Coal is not clean. But that does not mean that it could not be made cleaner. And that’s relevant because much of the developing world will remain dependent on coal, as will most developed nations to a lesser degree. At issue then is whether carbon capture and storage is technically possible and if so, at what cost.
“Twenty-two countries have submitted climate plans that include a role for advanced coal technologies,” says Benjamin Sporton, chief executive of the World Coal Association, in a telephone interview. “We are in Marrakech to talk about about the role of that technology. It is misguided for people to talk about how to get rid of coal. We need to be part of the solution.”
The association says that coal is now about 40% percent of the global electricity mix and that in 2040, it will still be 30%. The central question is thus how to make it cleaner as opposed to how to make it go away.

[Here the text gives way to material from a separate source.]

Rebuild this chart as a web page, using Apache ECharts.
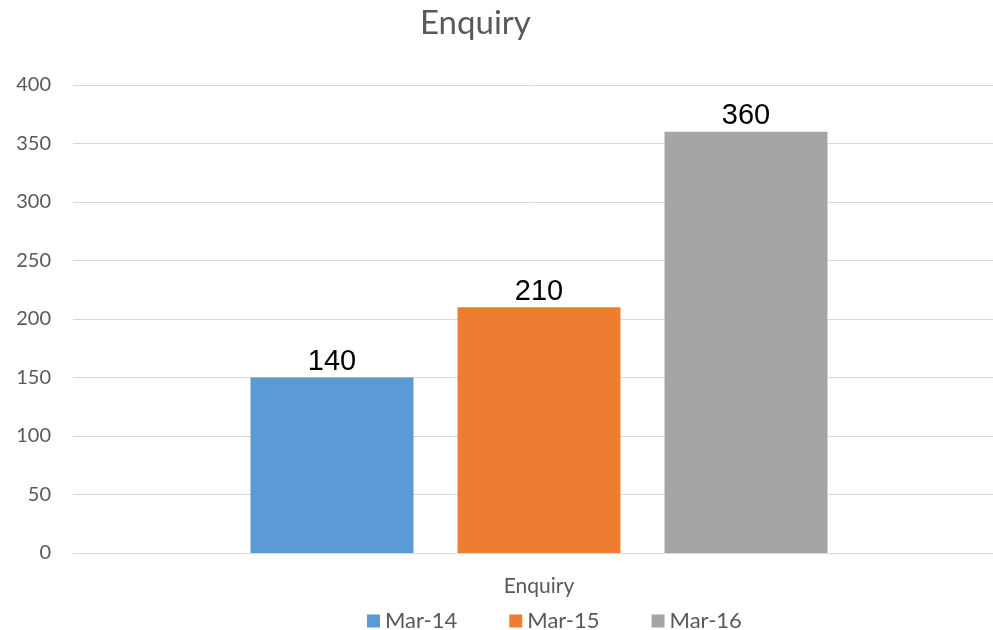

The Asian share of the global coal pie is now about 69% but that will grow to be 77% in 2040. Even China, which will reduce its coal usage from 75% of its electricity portfolio to 49% during this time, will still use 27% more coal because of its anticipated economic expansion. The United States, too, will depend on coal for 25% of electricity in 2040, says the International Energy Agency in Paris.
Sporton acknowledges that carbon capture and storage has been an elusive technology but says in the same breath that it remains within reach. To get there, national governments need to place the same emphasis on its development as they have on the expansion of renewables. Green energies, for example, have received $800 billion in federal subsidies while carbon capture and storage has gotten just $20 billion, all over a 10-year time period.
“The objective here is to reduce emissions,” Sporton says. “Governments are recognizing that carbon capture and storage has a role to play. This is not something that a lot of environmentalists want to hear. But coal is here for decades to come and they can’t wish it away.”
American Electric Power is now retiring 6,500 megawatts of coal-fired capacity, saying that it will be using natural gas that is just as cheap and that releases fewer carbon emissions. First Energy Corp., meanwhile, has closed several coal plants, which had provided 13 percent of its power and Duke Energy is doing the same: In 2008, the utility generated 70% of its electricity from coal. Now that figure is 42%, and falling.
“With the exception of Asia and potentially Latin America, we see coal as continuing on its descending glide path partially due to the Paris accords but more so due to the increasing cost, complexity and financial risk of building such facilities,” says Mark Repsher, an energy expert at PA Consulting Group. “Also, the potential proliferation of the lower cost of natural gas supply across the globe” will have the same effect.
But coal use will still exists in the United States, as it will elsewhere around the globe. China’s National Energy Association expects a 20% pop over five years there. Even Germany, bent on expanding renewables, says it will still have a role, as does Japan, which ask why it can’t be used more “efficiently.” What then is the alternative to current coal technologies?
Coal gasification plants scrub the mercury, nitrogen oxide and sulfur dioxide before they would separate the remaining byproducts: carbon dioxide, carbon monoxide and hydrogen, which could be used to power everything from cars to power plants. The power sector’s biggest such project went live at Boundary Dam in Estevan, Saskatchewan, Canada on October 2, 2014.
And, Mitsubishi Heavy Industries and Southern Company said that they had completed an initial demonstration phase of carbon capture at Southern’s coal-fired Plant Barry in Alabama, which was able to recover more than 90 percent of the carbon dioxide, send it through a 10-mile pipeline, and inject it underground. But Southern’s oil enhancement Kemper project in Mississippi is $4 billion over budget and two years overdue.